## Request
Exactly as written, quote every line that follows, skipping the images.

## Available data
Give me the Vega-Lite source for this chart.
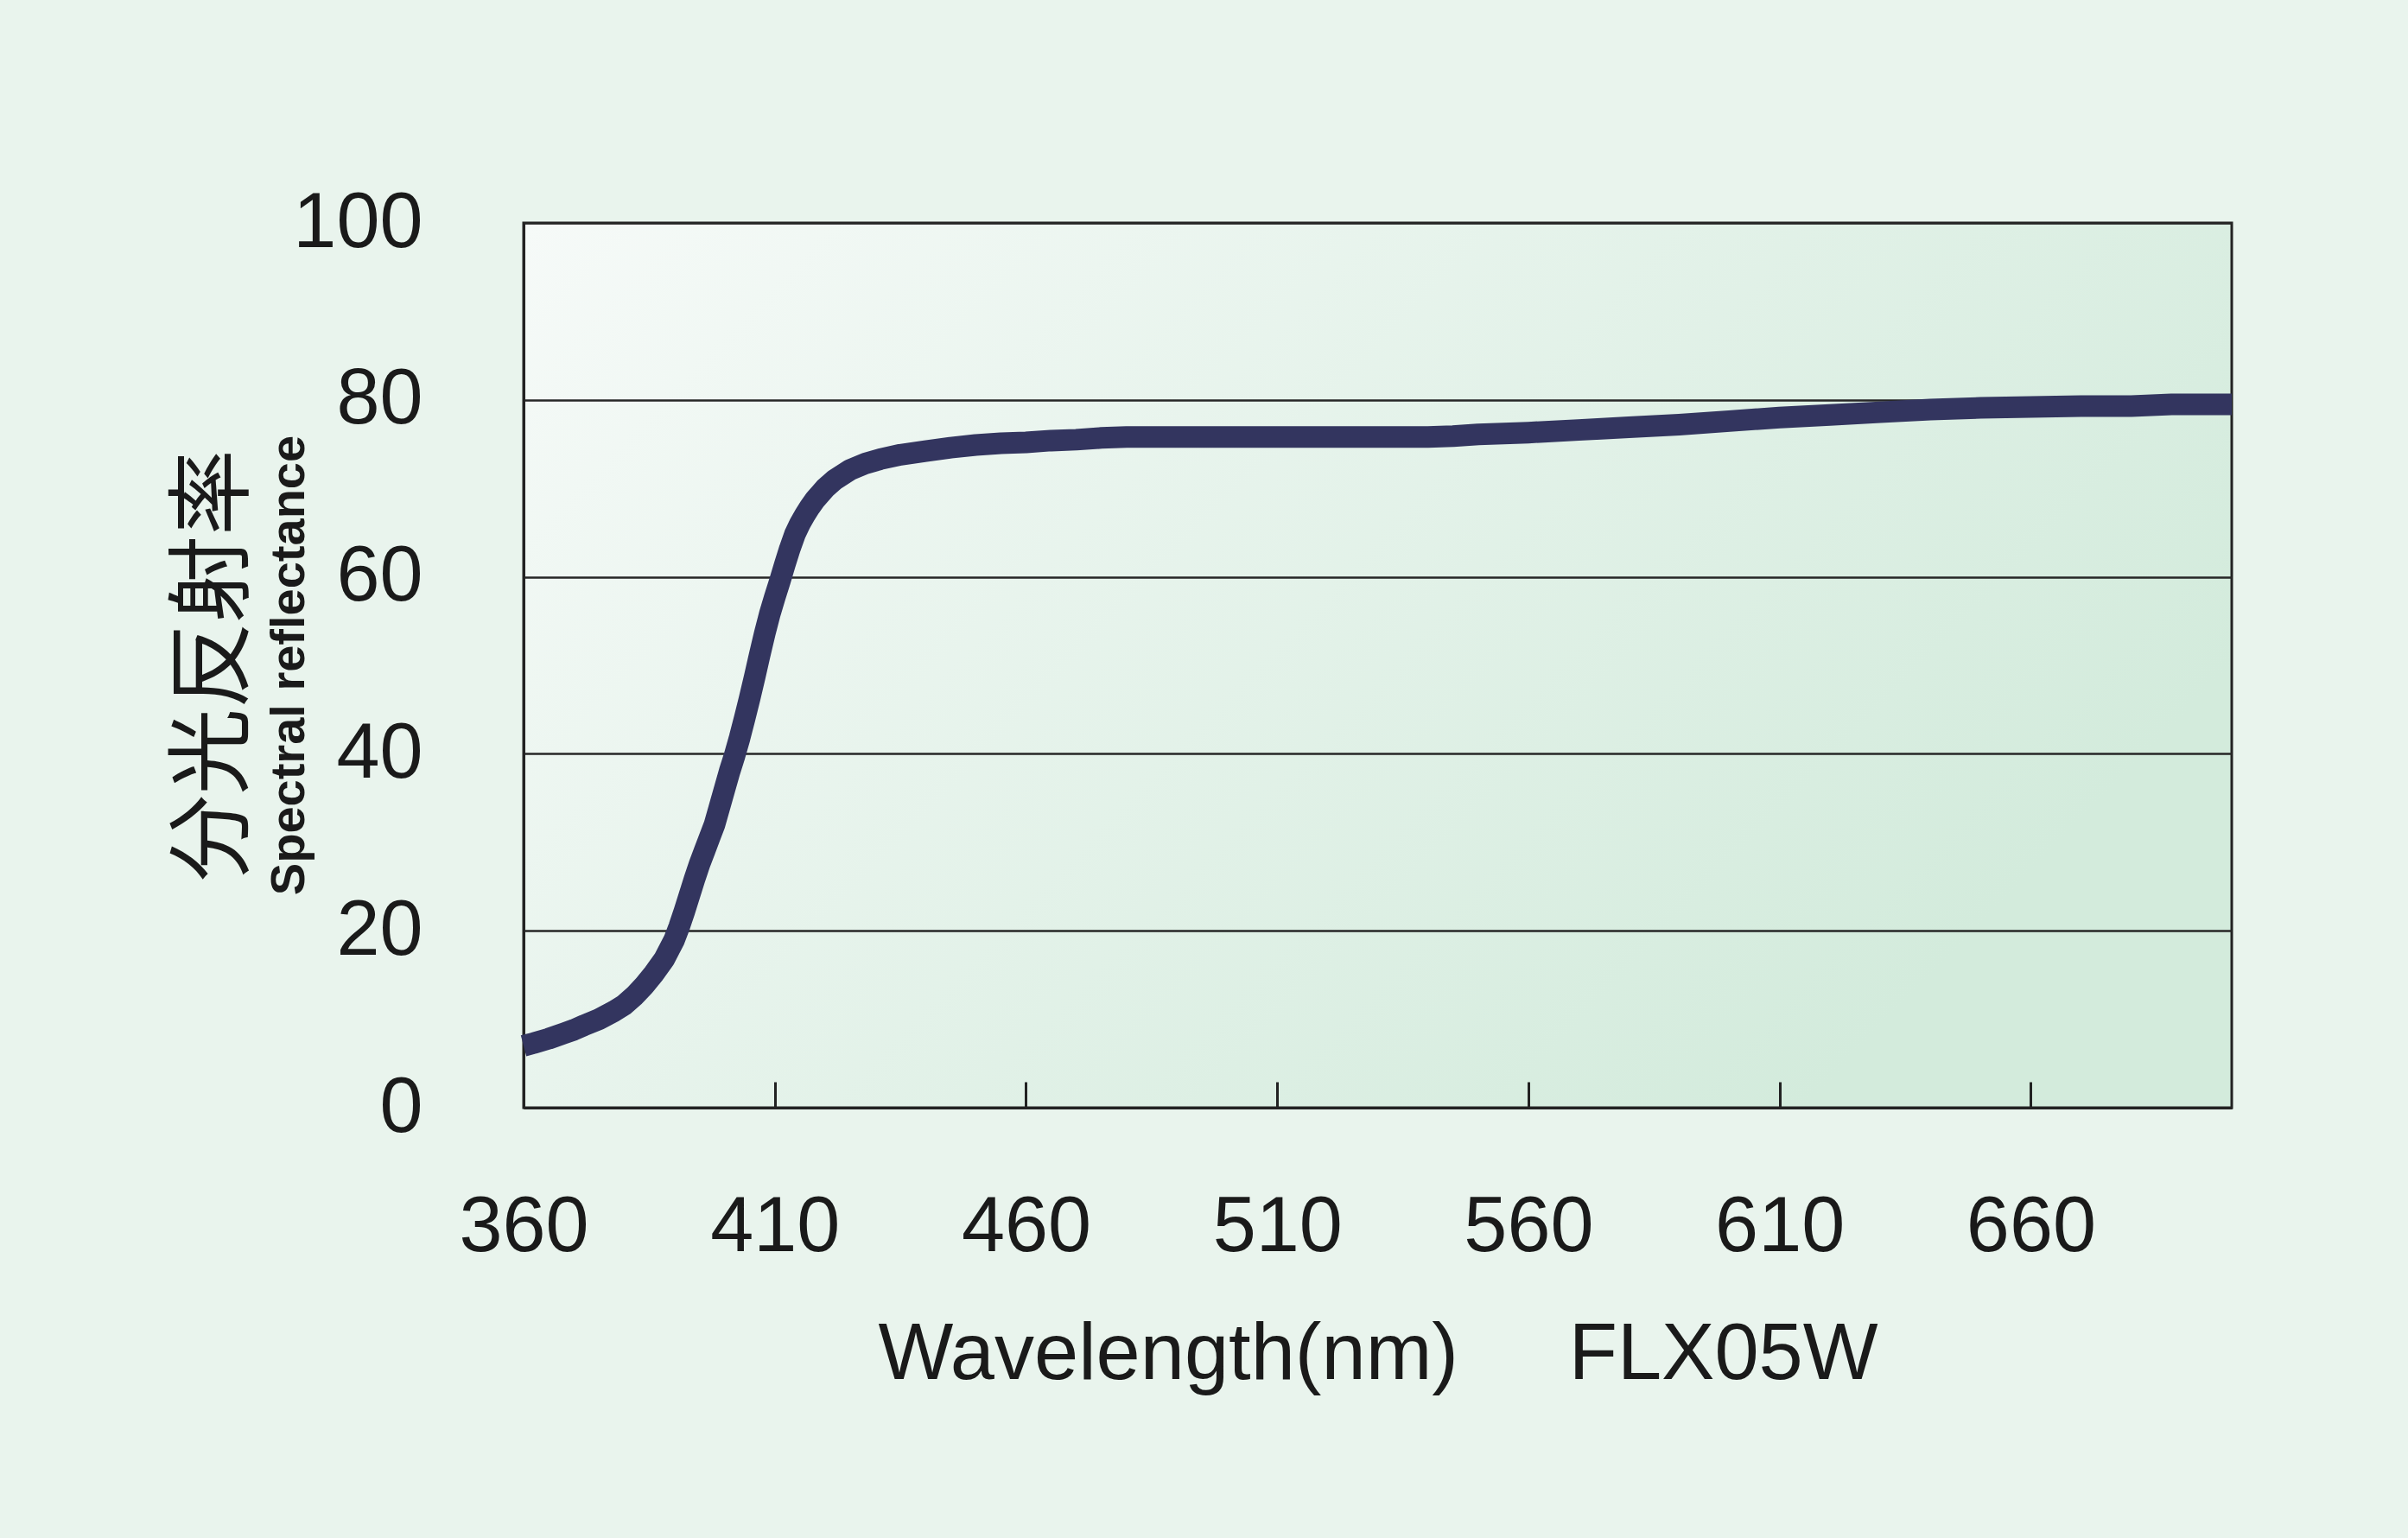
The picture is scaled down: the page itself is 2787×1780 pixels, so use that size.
{
  "$schema": "https://vega.github.io/schema/vega-lite/v6.json",
  "width": 1977,
  "height": 1024,
  "autosize": {"type": "none"},
  "padding": {"left": 606, "top": 258, "right": 204, "bottom": 498},
  "background": "#e9f4ed",
  "view": {
    "fill": {"gradient": "linear", "x1": 0, "y1": 0, "x2": 1, "y2": 0.5,
      "stops": [{"offset": 0, "color": "#f6faf8"}, {"offset": 1, "color": "#d3ebdc"}]},
    "stroke": "#222222",
    "strokeWidth": 3
  },
  "title": {
    "text": "分光反射率",
    "subtitle": "Spectral reflectance",
    "orient": "left",
    "anchor": "middle",
    "frame": "group",
    "font": "Noto Sans CJK JP",
    "fontSize": 100,
    "fontWeight": "normal",
    "color": "#1a1a1a",
    "subtitleFont": "Liberation Sans",
    "subtitleFontSize": 56,
    "subtitleFontWeight": "bold",
    "subtitleColor": "#1a1a1a",
    "subtitlePadding": 8,
    "offset": -25
  },
  "data": {"values": [
    {"wavelength": 360, "reflectance": 7.0},
    {"wavelength": 362, "reflectance": 7.3},
    {"wavelength": 365, "reflectance": 7.8},
    {"wavelength": 368, "reflectance": 8.4},
    {"wavelength": 370, "reflectance": 8.8},
    {"wavelength": 372, "reflectance": 9.3},
    {"wavelength": 375, "reflectance": 10.0},
    {"wavelength": 378, "reflectance": 10.9},
    {"wavelength": 380, "reflectance": 11.6},
    {"wavelength": 382, "reflectance": 12.6},
    {"wavelength": 384, "reflectance": 13.8},
    {"wavelength": 386, "reflectance": 15.2},
    {"wavelength": 388, "reflectance": 16.8},
    {"wavelength": 389, "reflectance": 17.9},
    {"wavelength": 390, "reflectance": 19.0},
    {"wavelength": 391, "reflectance": 20.5},
    {"wavelength": 392, "reflectance": 22.2},
    {"wavelength": 393, "reflectance": 24.0},
    {"wavelength": 394, "reflectance": 25.8},
    {"wavelength": 395, "reflectance": 27.5},
    {"wavelength": 396, "reflectance": 29.0},
    {"wavelength": 397, "reflectance": 30.5},
    {"wavelength": 398, "reflectance": 32.0},
    {"wavelength": 399, "reflectance": 34.0},
    {"wavelength": 400, "reflectance": 36.0},
    {"wavelength": 401, "reflectance": 38.0},
    {"wavelength": 402, "reflectance": 39.8},
    {"wavelength": 403, "reflectance": 41.8},
    {"wavelength": 404, "reflectance": 44.0},
    {"wavelength": 405, "reflectance": 46.3},
    {"wavelength": 406, "reflectance": 48.7},
    {"wavelength": 407, "reflectance": 51.2},
    {"wavelength": 408, "reflectance": 53.6},
    {"wavelength": 409, "reflectance": 55.8},
    {"wavelength": 410, "reflectance": 57.7},
    {"wavelength": 411, "reflectance": 59.5},
    {"wavelength": 412, "reflectance": 61.4},
    {"wavelength": 413, "reflectance": 63.2},
    {"wavelength": 414, "reflectance": 64.8},
    {"wavelength": 415, "reflectance": 66.0},
    {"wavelength": 416, "reflectance": 67.0},
    {"wavelength": 417, "reflectance": 67.9},
    {"wavelength": 418, "reflectance": 68.7},
    {"wavelength": 420, "reflectance": 70.0},
    {"wavelength": 422, "reflectance": 71.0},
    {"wavelength": 425, "reflectance": 72.1},
    {"wavelength": 428, "reflectance": 72.8},
    {"wavelength": 431, "reflectance": 73.3},
    {"wavelength": 435, "reflectance": 73.8},
    {"wavelength": 440, "reflectance": 74.2},
    {"wavelength": 445, "reflectance": 74.6},
    {"wavelength": 450, "reflectance": 74.9},
    {"wavelength": 455, "reflectance": 75.1},
    {"wavelength": 460, "reflectance": 75.2},
    {"wavelength": 465, "reflectance": 75.4},
    {"wavelength": 470, "reflectance": 75.5},
    {"wavelength": 475, "reflectance": 75.7},
    {"wavelength": 480, "reflectance": 75.8},
    {"wavelength": 490, "reflectance": 75.8},
    {"wavelength": 500, "reflectance": 75.8},
    {"wavelength": 510, "reflectance": 75.8},
    {"wavelength": 520, "reflectance": 75.8},
    {"wavelength": 530, "reflectance": 75.8},
    {"wavelength": 540, "reflectance": 75.8},
    {"wavelength": 545, "reflectance": 75.9},
    {"wavelength": 550, "reflectance": 76.1},
    {"wavelength": 560, "reflectance": 76.3},
    {"wavelength": 570, "reflectance": 76.6},
    {"wavelength": 580, "reflectance": 76.9},
    {"wavelength": 590, "reflectance": 77.2},
    {"wavelength": 600, "reflectance": 77.6},
    {"wavelength": 610, "reflectance": 78.0},
    {"wavelength": 620, "reflectance": 78.3},
    {"wavelength": 630, "reflectance": 78.6},
    {"wavelength": 640, "reflectance": 78.9},
    {"wavelength": 650, "reflectance": 79.1},
    {"wavelength": 660, "reflectance": 79.2},
    {"wavelength": 670, "reflectance": 79.3},
    {"wavelength": 680, "reflectance": 79.3},
    {"wavelength": 688, "reflectance": 79.5},
    {"wavelength": 700, "reflectance": 79.5}
  ]},
  "mark": {"type": "line", "color": "#33355f", "strokeWidth": 25, "strokeCap": "butt", "strokeJoin": "round", "clip": false},
  "encoding": {
    "x": {
      "field": "wavelength",
      "type": "quantitative",
      "scale": {"domain": [360, 700], "nice": false, "zero": false},
      "axis": {
        "values": [360, 410, 460, 510, 560, 610, 660],
        "title": "Wavelength(nm)\u00a0\u00a0\u00a0\u00a0\u00a0FLX05W",
        "grid": false,
        "tickSize": -30,
        "tickWidth": 3,
        "tickColor": "#222222",
        "labelPadding": 124,
        "labelFlush": false,
        "labelFont": "Liberation Sans",
        "labelFontSize": 90,
        "labelColor": "#1a1a1a",
        "titleFont": "Liberation Sans",
        "titleFontSize": 92,
        "titleFontWeight": "normal",
        "titleColor": "#1a1a1a",
        "titlePadding": 57,
        "domainColor": "#222222",
        "domainWidth": 3
      }
    },
    "y": {
      "field": "reflectance",
      "type": "quantitative",
      "scale": {"domain": [0, 100], "nice": false, "zero": true},
      "axis": {
        "values": [0, 20, 40, 60, 80, 100],
        "title": null,
        "grid": true,
        "gridColor": "#262626",
        "gridWidth": 2.5,
        "ticks": false,
        "labelPadding": 117,
        "labelFlush": false,
        "labelFont": "Liberation Sans",
        "labelFontSize": 90,
        "labelColor": "#1a1a1a",
        "domainColor": "#222222",
        "domainWidth": 3
      }
    }
  }
}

## The completed task
Give me the Vega-Lite source for this chart.
The picture is scaled down: the page itself is 2787×1780 pixels, so use that size.
{
  "$schema": "https://vega.github.io/schema/vega-lite/v6.json",
  "width": 1977,
  "height": 1024,
  "autosize": {"type": "none"},
  "padding": {"left": 606, "top": 258, "right": 204, "bottom": 498},
  "background": "#e9f4ed",
  "view": {
    "fill": {"gradient": "linear", "x1": 0, "y1": 0, "x2": 1, "y2": 0.5,
      "stops": [{"offset": 0, "color": "#f6faf8"}, {"offset": 1, "color": "#d3ebdc"}]},
    "stroke": "#222222",
    "strokeWidth": 3
  },
  "title": {
    "text": "分光反射率",
    "subtitle": "Spectral reflectance",
    "orient": "left",
    "anchor": "middle",
    "frame": "group",
    "font": "Noto Sans CJK JP",
    "fontSize": 100,
    "fontWeight": "normal",
    "color": "#1a1a1a",
    "subtitleFont": "Liberation Sans",
    "subtitleFontSize": 56,
    "subtitleFontWeight": "bold",
    "subtitleColor": "#1a1a1a",
    "subtitlePadding": 8,
    "offset": -25
  },
  "data": {"values": [
    {"wavelength": 360, "reflectance": 7.0},
    {"wavelength": 362, "reflectance": 7.3},
    {"wavelength": 365, "reflectance": 7.8},
    {"wavelength": 368, "reflectance": 8.4},
    {"wavelength": 370, "reflectance": 8.8},
    {"wavelength": 372, "reflectance": 9.3},
    {"wavelength": 375, "reflectance": 10.0},
    {"wavelength": 378, "reflectance": 10.9},
    {"wavelength": 380, "reflectance": 11.6},
    {"wavelength": 382, "reflectance": 12.6},
    {"wavelength": 384, "reflectance": 13.8},
    {"wavelength": 386, "reflectance": 15.2},
    {"wavelength": 388, "reflectance": 16.8},
    {"wavelength": 389, "reflectance": 17.9},
    {"wavelength": 390, "reflectance": 19.0},
    {"wavelength": 391, "reflectance": 20.5},
    {"wavelength": 392, "reflectance": 22.2},
    {"wavelength": 393, "reflectance": 24.0},
    {"wavelength": 394, "reflectance": 25.8},
    {"wavelength": 395, "reflectance": 27.5},
    {"wavelength": 396, "reflectance": 29.0},
    {"wavelength": 397, "reflectance": 30.5},
    {"wavelength": 398, "reflectance": 32.0},
    {"wavelength": 399, "reflectance": 34.0},
    {"wavelength": 400, "reflectance": 36.0},
    {"wavelength": 401, "reflectance": 38.0},
    {"wavelength": 402, "reflectance": 39.8},
    {"wavelength": 403, "reflectance": 41.8},
    {"wavelength": 404, "reflectance": 44.0},
    {"wavelength": 405, "reflectance": 46.3},
    {"wavelength": 406, "reflectance": 48.7},
    {"wavelength": 407, "reflectance": 51.2},
    {"wavelength": 408, "reflectance": 53.6},
    {"wavelength": 409, "reflectance": 55.8},
    {"wavelength": 410, "reflectance": 57.7},
    {"wavelength": 411, "reflectance": 59.5},
    {"wavelength": 412, "reflectance": 61.4},
    {"wavelength": 413, "reflectance": 63.2},
    {"wavelength": 414, "reflectance": 64.8},
    {"wavelength": 415, "reflectance": 66.0},
    {"wavelength": 416, "reflectance": 67.0},
    {"wavelength": 417, "reflectance": 67.9},
    {"wavelength": 418, "reflectance": 68.7},
    {"wavelength": 420, "reflectance": 70.0},
    {"wavelength": 422, "reflectance": 71.0},
    {"wavelength": 425, "reflectance": 72.1},
    {"wavelength": 428, "reflectance": 72.8},
    {"wavelength": 431, "reflectance": 73.3},
    {"wavelength": 435, "reflectance": 73.8},
    {"wavelength": 440, "reflectance": 74.2},
    {"wavelength": 445, "reflectance": 74.6},
    {"wavelength": 450, "reflectance": 74.9},
    {"wavelength": 455, "reflectance": 75.1},
    {"wavelength": 460, "reflectance": 75.2},
    {"wavelength": 465, "reflectance": 75.4},
    {"wavelength": 470, "reflectance": 75.5},
    {"wavelength": 475, "reflectance": 75.7},
    {"wavelength": 480, "reflectance": 75.8},
    {"wavelength": 490, "reflectance": 75.8},
    {"wavelength": 500, "reflectance": 75.8},
    {"wavelength": 510, "reflectance": 75.8},
    {"wavelength": 520, "reflectance": 75.8},
    {"wavelength": 530, "reflectance": 75.8},
    {"wavelength": 540, "reflectance": 75.8},
    {"wavelength": 545, "reflectance": 75.9},
    {"wavelength": 550, "reflectance": 76.1},
    {"wavelength": 560, "reflectance": 76.3},
    {"wavelength": 570, "reflectance": 76.6},
    {"wavelength": 580, "reflectance": 76.9},
    {"wavelength": 590, "reflectance": 77.2},
    {"wavelength": 600, "reflectance": 77.6},
    {"wavelength": 610, "reflectance": 78.0},
    {"wavelength": 620, "reflectance": 78.3},
    {"wavelength": 630, "reflectance": 78.6},
    {"wavelength": 640, "reflectance": 78.9},
    {"wavelength": 650, "reflectance": 79.1},
    {"wavelength": 660, "reflectance": 79.2},
    {"wavelength": 670, "reflectance": 79.3},
    {"wavelength": 680, "reflectance": 79.3},
    {"wavelength": 688, "reflectance": 79.5},
    {"wavelength": 700, "reflectance": 79.5}
  ]},
  "mark": {"type": "line", "color": "#33355f", "strokeWidth": 25, "strokeCap": "butt", "strokeJoin": "round", "clip": false},
  "encoding": {
    "x": {
      "field": "wavelength",
      "type": "quantitative",
      "scale": {"domain": [360, 700], "nice": false, "zero": false},
      "axis": {
        "values": [360, 410, 460, 510, 560, 610, 660],
        "title": "Wavelength(nm)\u00a0\u00a0\u00a0\u00a0\u00a0FLX05W",
        "grid": false,
        "tickSize": -30,
        "tickWidth": 3,
        "tickColor": "#222222",
        "labelPadding": 124,
        "labelFlush": false,
        "labelFont": "Liberation Sans",
        "labelFontSize": 90,
        "labelColor": "#1a1a1a",
        "titleFont": "Liberation Sans",
        "titleFontSize": 92,
        "titleFontWeight": "normal",
        "titleColor": "#1a1a1a",
        "titlePadding": 57,
        "domainColor": "#222222",
        "domainWidth": 3
      }
    },
    "y": {
      "field": "reflectance",
      "type": "quantitative",
      "scale": {"domain": [0, 100], "nice": false, "zero": true},
      "axis": {
        "values": [0, 20, 40, 60, 80, 100],
        "title": null,
        "grid": true,
        "gridColor": "#262626",
        "gridWidth": 2.5,
        "ticks": false,
        "labelPadding": 117,
        "labelFlush": false,
        "labelFont": "Liberation Sans",
        "labelFontSize": 90,
        "labelColor": "#1a1a1a",
        "domainColor": "#222222",
        "domainWidth": 3
      }
    }
  }
}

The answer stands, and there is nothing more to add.